Taking the example of Mini Israel, when we stand alongside a Knesset building that is only half our height, or less, even though we know the inversion in size is just temporary, the juxtaposition is balm to an ego under constant assault from a too-fast-changing world.
‘CAN short people wear tall shoes?” I once heard a small child ask her mother. I’d have loved to know her reply, but they moved out of earshot.
The mother’s answer might well have been, “Kim Jong-Il does.”
The North Korean dictator is known to wear five-inch platforms. Without them, in his socks, he stands at less than five feet, according to some sources.
The phrase “Napoleon complex” (Bonaparte reportedly measured between five-two and five-seven) illustrates the truism that lack of height doesn’t impact the exercise of power. Indeed, the opposite often holds true.
It’s quite disturbing how many leaders in our own time have been – to echo the philosopher Hobbes – nasty, brutish and short.
While Hitler was five foot eight or nine, Stalin was just five-six, and Mussolini not much more than five feet tall. The New Yorker has put Mahmoud Ahmadinejad’s height at five-four.
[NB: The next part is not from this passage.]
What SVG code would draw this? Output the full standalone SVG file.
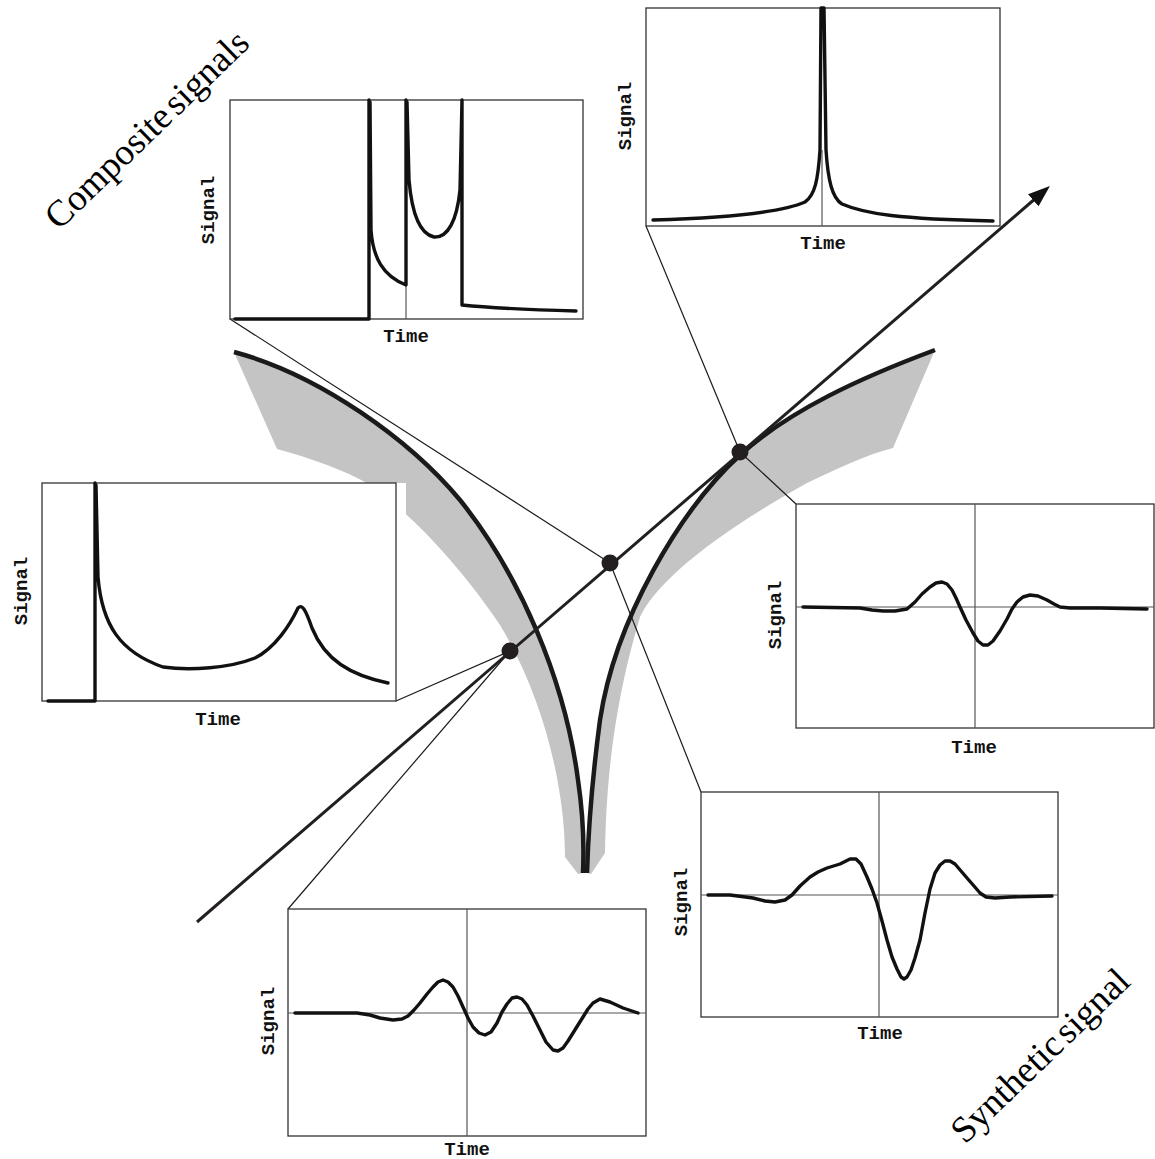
<svg xmlns="http://www.w3.org/2000/svg" width="1155" height="1159" viewBox="0 0 1155 1159">
<style>
.shade{fill:#c4c4c4;stroke:none}
.thick{fill:none;stroke:#1a1a1a;stroke-width:4.5;stroke-linecap:butt;stroke-linejoin:round}
.conn{fill:none;stroke:#1a1a1a;stroke-width:1.2}
.main{fill:none;stroke:#231f20;stroke-width:3}
.dot{fill:#231f20}
.box{fill:#fff;stroke:#333;stroke-width:1.3}
.axis{fill:none;stroke:#555;stroke-width:1.2}
.sig{fill:none;stroke:#111;stroke-width:3.4;stroke-linejoin:round;stroke-linecap:round}
.lab{font-family:"Liberation Mono","Courier New",monospace;font-weight:bold;font-size:19px;fill:#111}
.title{font-family:"Liberation Serif","Times New Roman",serif;font-size:37px;fill:#000}
</style>
<defs>
<marker id="arrow" markerUnits="userSpaceOnUse" viewBox="0 0 22 16" refX="2" refY="8" markerWidth="22" markerHeight="16" orient="auto">
<path d="M0,0 L22,8 L0,16 Z" fill="#111"/>
</marker>
</defs>

<g id="shading">
<path class="shade" d="M234,352 C320,375 410,440 460,500 C520,575 565,680 578,780 C584,820 584,850 583,873 L578,874 L565,857 C565,790 545,700 500,625 C470,580 420,520 370,485 C345,470 310,458 277,449 Z"/>
<path class="shade" d="M935,350 C860,378 790,410 740,455 C680,510 615,620 600,720 C592,780 588,840 587,873 L591,874 L605,853 C606,790 612,710 640,617 C655,585 705,540 807,483 C835,470 865,455 893,448 Z"/>
<rect x="38" y="483" width="368" height="222" fill="#fff"/>
</g>

<g id="curves">
<path class="thick" d="M234,352 C320,375 410,440 460,500 C520,575 565,680 578,780 C584,820 584,850 583,873"/>
<path class="thick" d="M935,350 C860,378 790,410 740,455 C680,510 615,620 600,720 C592,780 588,840 587,873"/>
</g>

<g id="connectors">
<line class="conn" x1="230" y1="319" x2="610" y2="563"/>
<line class="conn" x1="610" y1="563" x2="701" y2="792"/>
<line class="conn" x1="646" y1="226" x2="740" y2="452"/>
<line class="conn" x1="740" y1="452" x2="796" y2="504"/>
<line class="conn" x1="510" y1="651" x2="396" y2="701"/>
<line class="conn" x1="510" y1="651" x2="288" y2="909"/>
<line class="main" x1="197" y1="922" x2="1034.8" y2="199" marker-end="url(#arrow)"/>
</g>

<g id="dots">
<circle class="dot" cx="510" cy="651" r="8.5"/>
<circle class="dot" cx="610" cy="563" r="8.5"/>
<circle class="dot" cx="740" cy="452" r="8.5"/>
</g>

<g id="plot-composite-top">
<rect class="box" x="230" y="100" width="353" height="219"/>
<line class="axis" x1="406" y1="285" x2="406" y2="319"/>
<path class="sig" d="M235,319 H369 V100 M370,102 L371,230 C373,258 383,276 406,285 V100 M407,102 L409,180 C412,215 420,234 434,237 C448,238 457,220 460,190 L462,100 V305 C490,308 540,310 576,311"/>
<text class="lab" text-anchor="middle" transform="translate(214,210) rotate(-90)">Signal</text>
<text class="lab" x="406" y="342" text-anchor="middle">Time</text>
</g>

<g id="plot-peak-top-right">
<rect class="box" x="646" y="8" width="354" height="218"/>
<line class="axis" x1="822" y1="150" x2="822" y2="226"/>
<path class="sig" d="M653,220 C720,218 780,213 805,202 C815,195 818,180 820,150 L821,8 L824,8 L826,150 C828,180 832,198 842,204 C865,214 900,219 993,221"/>
<text class="lab" text-anchor="middle" transform="translate(631,116) rotate(-90)">Signal</text>
<text class="lab" x="823" y="249" text-anchor="middle">Time</text>
</g>

<g id="plot-left">
<rect class="box" x="42" y="483" width="354" height="218"/>
<path class="sig" d="M48,701 H95 V483 M96,485 L98,577 C102,625 120,652 163,667 C190,671 230,668 255,658 C275,648 290,625 298,608 C302,604 305,608 312,628 C325,660 350,675 388,683"/>
<text class="lab" text-anchor="middle" transform="translate(27,591) rotate(-90)">Signal</text>
<text class="lab" x="218" y="725" text-anchor="middle">Time</text>
</g>

<g id="plot-right">
<rect class="box" x="796" y="504" width="358" height="224"/>
<line class="axis" x1="975" y1="504" x2="975" y2="728"/>
<line class="axis" x1="796" y1="607" x2="1154" y2="607"/>
<polyline class="sig" points="803,607 860,608 872,610 883,611 895,611 907,609 915,602 922,594 930,587 936,583 942,582 947,584 952,590 956,598 960,607 966,620 973,633 978,641 983,645 988,645 993,641 1000,631 1007,619 1012,609 1017,602 1023,597 1030,595 1038,596 1047,600 1054,604 1060,607 1070,608 1100,608 1147,609"/>
<text class="lab" text-anchor="middle" transform="translate(781,615) rotate(-90)">Signal</text>
<text class="lab" x="974" y="753" text-anchor="middle">Time</text>
</g>

<g id="plot-bottom-right">
<rect class="box" x="701" y="792" width="357" height="225"/>
<line class="axis" x1="879" y1="792" x2="879" y2="1017"/>
<line class="axis" x1="701" y1="895" x2="1058" y2="895"/>
<polyline class="sig" points="708,895 730,895 753,898 765,901 775,902 785,900 792,895 800,886 810,877 818,872 827,868 840,864 850,859 856,859 861,864 867,877 872,889 877,903 882,921 887,940 892,957 897,969 901,977 904,979 907,977 911,970 915,958 920,940 925,913 930,889 935,873 940,865 945,861 950,861 955,864 961,871 967,878 974,886 980,893 986,897 995,898 1010,897 1052,896"/>
<text class="lab" text-anchor="middle" transform="translate(687,902) rotate(-90)">Signal</text>
<text class="lab" x="880" y="1039" text-anchor="middle">Time</text>
</g>

<g id="plot-bottom">
<rect class="box" x="288" y="909" width="358" height="227"/>
<line class="axis" x1="467" y1="909" x2="467" y2="1136"/>
<line class="axis" x1="288" y1="1013" x2="646" y2="1013"/>
<polyline class="sig" points="295,1013 357,1013 370,1015 380,1018 393,1020 402,1019 408,1016 414,1010 420,1003 427,994 433,987 438,982 443,980 448,982 453,987 458,996 463,1007 468,1018 473,1027 479,1033 485,1035 491,1032 497,1023 502,1012 507,1004 512,998 517,997 522,999 527,1005 533,1016 540,1030 546,1042 553,1050 558,1051 563,1048 568,1041 573,1033 578,1025 583,1017 588,1009 593,1003 600,999 610,1002 623,1008 638,1013"/>
<text class="lab" text-anchor="middle" transform="translate(274,1021) rotate(-90)">Signal</text>
<text class="lab" x="467" y="1155" text-anchor="middle">Time</text>
</g>

<g id="titles">
<text class="title" transform="translate(59,231) rotate(-44)" word-spacing="-5">Composite signals</text>
<text class="title" transform="translate(965,1145) rotate(-44)" word-spacing="-5">Synthetic signal</text>
</g>
</svg>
Yasser Arafat was five foot two.
“If you think you are too small to be effective, you have never been in bed with a mosquito,” declared coiner of aphorisms Betty Reese.
‘I AM sick of being a shorty,” writes one blogger on the Internet. “For those of you that were blessed with height, I am insanely jealous... Not only can you reach stuff, but you get to eat more.”
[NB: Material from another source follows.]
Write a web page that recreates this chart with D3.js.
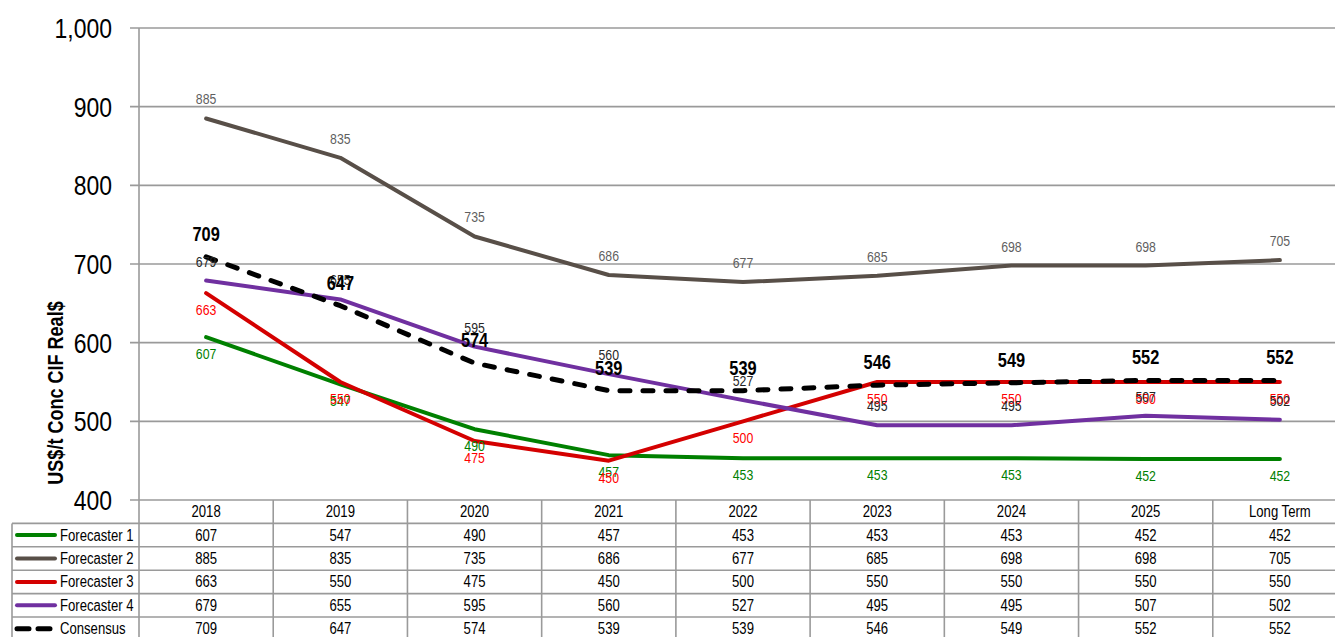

“ I love being short,” counters another.
“You can fit into a lot of stuff like a locker to hide from bullys [sic]. Granted you are also small enough to get stuffed in one, but that’s a chance I am willing to take.”
It’s a point of view.
“I always have an excuse to get someone else to change lightbulbs,” enthuses a third, “and I don’t fall as far when I trip.” Moreover, “my feet will never hang off the end of a bed.”
Yet more: “My height wouldn’t cause difficulties for me when traveling in pretty much any foreign country... and I generally don’t have to look out for low-hanging branches. I will never hit my head on a door-frame unless I am wildly uncoordinated, and I can sit comfortably in most adult-sized chairs and drive comfortably in most cars.” (Not to mention fitting into economy seats on airplanes.) Finally, “I have a lower cancer and heart disease risk than my tall peers, and am less likely to die in a car crash.”
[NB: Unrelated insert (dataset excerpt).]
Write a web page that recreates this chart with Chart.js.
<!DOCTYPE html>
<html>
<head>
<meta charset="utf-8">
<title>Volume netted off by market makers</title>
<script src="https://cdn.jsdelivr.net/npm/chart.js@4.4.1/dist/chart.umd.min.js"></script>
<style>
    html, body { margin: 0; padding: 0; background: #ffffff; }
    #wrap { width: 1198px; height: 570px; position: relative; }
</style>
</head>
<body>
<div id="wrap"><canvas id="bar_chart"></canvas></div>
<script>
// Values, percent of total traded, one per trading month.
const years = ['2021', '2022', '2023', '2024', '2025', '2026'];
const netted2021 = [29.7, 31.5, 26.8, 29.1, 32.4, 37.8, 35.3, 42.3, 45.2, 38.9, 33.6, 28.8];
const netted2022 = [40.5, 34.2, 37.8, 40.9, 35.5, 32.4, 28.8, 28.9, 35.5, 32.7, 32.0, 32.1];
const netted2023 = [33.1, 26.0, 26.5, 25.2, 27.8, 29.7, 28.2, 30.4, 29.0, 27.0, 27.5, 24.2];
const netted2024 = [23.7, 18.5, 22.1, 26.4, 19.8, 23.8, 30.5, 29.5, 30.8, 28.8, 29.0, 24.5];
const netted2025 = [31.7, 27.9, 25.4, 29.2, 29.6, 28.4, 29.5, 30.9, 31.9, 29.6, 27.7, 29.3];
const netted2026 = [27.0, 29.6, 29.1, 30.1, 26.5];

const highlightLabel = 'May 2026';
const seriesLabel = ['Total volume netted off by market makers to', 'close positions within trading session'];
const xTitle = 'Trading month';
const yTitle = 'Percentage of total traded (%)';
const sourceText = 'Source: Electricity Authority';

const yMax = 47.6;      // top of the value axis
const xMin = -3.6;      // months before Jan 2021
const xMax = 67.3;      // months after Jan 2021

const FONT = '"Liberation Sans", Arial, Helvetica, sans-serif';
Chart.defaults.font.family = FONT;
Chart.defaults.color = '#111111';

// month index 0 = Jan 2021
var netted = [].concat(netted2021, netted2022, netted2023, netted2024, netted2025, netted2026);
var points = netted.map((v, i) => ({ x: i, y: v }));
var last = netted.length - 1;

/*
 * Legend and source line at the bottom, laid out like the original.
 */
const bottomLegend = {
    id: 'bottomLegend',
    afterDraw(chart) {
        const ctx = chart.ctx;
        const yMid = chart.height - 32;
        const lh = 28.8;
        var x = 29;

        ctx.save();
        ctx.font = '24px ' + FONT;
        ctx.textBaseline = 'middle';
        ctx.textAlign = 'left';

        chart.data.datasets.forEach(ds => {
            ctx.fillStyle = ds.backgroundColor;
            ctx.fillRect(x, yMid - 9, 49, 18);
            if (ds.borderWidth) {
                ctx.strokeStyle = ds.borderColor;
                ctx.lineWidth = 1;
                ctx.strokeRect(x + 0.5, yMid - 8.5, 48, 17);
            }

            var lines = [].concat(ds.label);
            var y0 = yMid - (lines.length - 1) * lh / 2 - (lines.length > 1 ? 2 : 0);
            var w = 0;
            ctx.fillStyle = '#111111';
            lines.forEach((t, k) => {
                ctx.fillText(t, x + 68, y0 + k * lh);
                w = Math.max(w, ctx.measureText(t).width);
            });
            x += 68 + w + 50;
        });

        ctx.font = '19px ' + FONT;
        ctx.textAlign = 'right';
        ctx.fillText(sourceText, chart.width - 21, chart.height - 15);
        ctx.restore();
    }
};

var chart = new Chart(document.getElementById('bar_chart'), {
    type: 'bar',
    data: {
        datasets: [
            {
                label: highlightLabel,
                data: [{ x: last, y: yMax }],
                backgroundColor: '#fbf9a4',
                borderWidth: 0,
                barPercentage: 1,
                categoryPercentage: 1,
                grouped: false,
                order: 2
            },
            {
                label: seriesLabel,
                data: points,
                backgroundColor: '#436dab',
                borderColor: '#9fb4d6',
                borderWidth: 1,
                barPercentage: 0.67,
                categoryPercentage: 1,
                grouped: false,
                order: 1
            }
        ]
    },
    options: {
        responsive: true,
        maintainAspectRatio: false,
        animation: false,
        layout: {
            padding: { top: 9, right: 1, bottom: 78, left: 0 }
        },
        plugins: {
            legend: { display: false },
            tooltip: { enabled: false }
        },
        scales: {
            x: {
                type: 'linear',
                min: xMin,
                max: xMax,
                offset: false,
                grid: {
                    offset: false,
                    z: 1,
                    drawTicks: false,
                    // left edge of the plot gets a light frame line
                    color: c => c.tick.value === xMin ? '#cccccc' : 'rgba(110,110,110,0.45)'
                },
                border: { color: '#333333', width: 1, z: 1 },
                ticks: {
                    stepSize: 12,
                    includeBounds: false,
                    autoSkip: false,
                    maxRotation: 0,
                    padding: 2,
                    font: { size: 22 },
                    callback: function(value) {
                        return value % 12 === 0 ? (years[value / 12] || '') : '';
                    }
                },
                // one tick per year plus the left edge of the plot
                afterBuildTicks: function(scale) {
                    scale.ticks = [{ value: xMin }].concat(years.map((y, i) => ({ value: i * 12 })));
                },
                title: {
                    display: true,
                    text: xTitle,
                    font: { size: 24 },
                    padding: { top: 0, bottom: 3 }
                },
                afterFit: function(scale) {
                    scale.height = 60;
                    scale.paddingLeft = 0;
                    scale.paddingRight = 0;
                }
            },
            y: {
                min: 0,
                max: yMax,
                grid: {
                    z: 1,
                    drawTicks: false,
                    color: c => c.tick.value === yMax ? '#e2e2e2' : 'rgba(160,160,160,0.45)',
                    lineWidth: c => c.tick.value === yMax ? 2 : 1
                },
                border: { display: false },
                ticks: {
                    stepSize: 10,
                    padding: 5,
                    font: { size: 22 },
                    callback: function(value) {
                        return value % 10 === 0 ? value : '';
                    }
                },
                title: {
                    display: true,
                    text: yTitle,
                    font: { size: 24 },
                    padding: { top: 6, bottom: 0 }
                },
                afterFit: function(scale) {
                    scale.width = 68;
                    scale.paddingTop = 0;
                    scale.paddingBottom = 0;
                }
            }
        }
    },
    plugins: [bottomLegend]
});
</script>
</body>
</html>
FOR me, my height has always been a mixed blessing.
On the one hand, I’ve enjoyed being able to wear children’s clothes as well as adults’; hardly ever, in my dating days, met a guy who was too short; and learned to accept, if not exactly love, being called “cute” and “sweet.”
On the other hand, I’ve yearned to be slender and willowy; to see easily over people’s heads in a crowd; to look someone in the eye when we’re both standing, and to not feel as if I’m in a pine forest while waiting in line.
The grass often does look greener in the other guy’s garden; but then, you can grow some pretty nice stuff in your own if you cultivate it.
I guess Westerners whose short stature really bugs them could relocate to an Asian country – where they may suddenly find themselves seen as tall.
A FRIEND who read this piece before publication commented that short women are often viewed as bossy and controlling.
“To borrow your motif,” she said, smiling, “the home and family are a sort of miniature of society as a whole, where the woman, powerful though her position is, must ‘rule’ gently and wisely for the unit to function optimally. Bossiness is counterproductive.”
Are you referring to me? I asked her, suspiciously. “Not necessarily,” she replied. “But forewarned is forearmed.”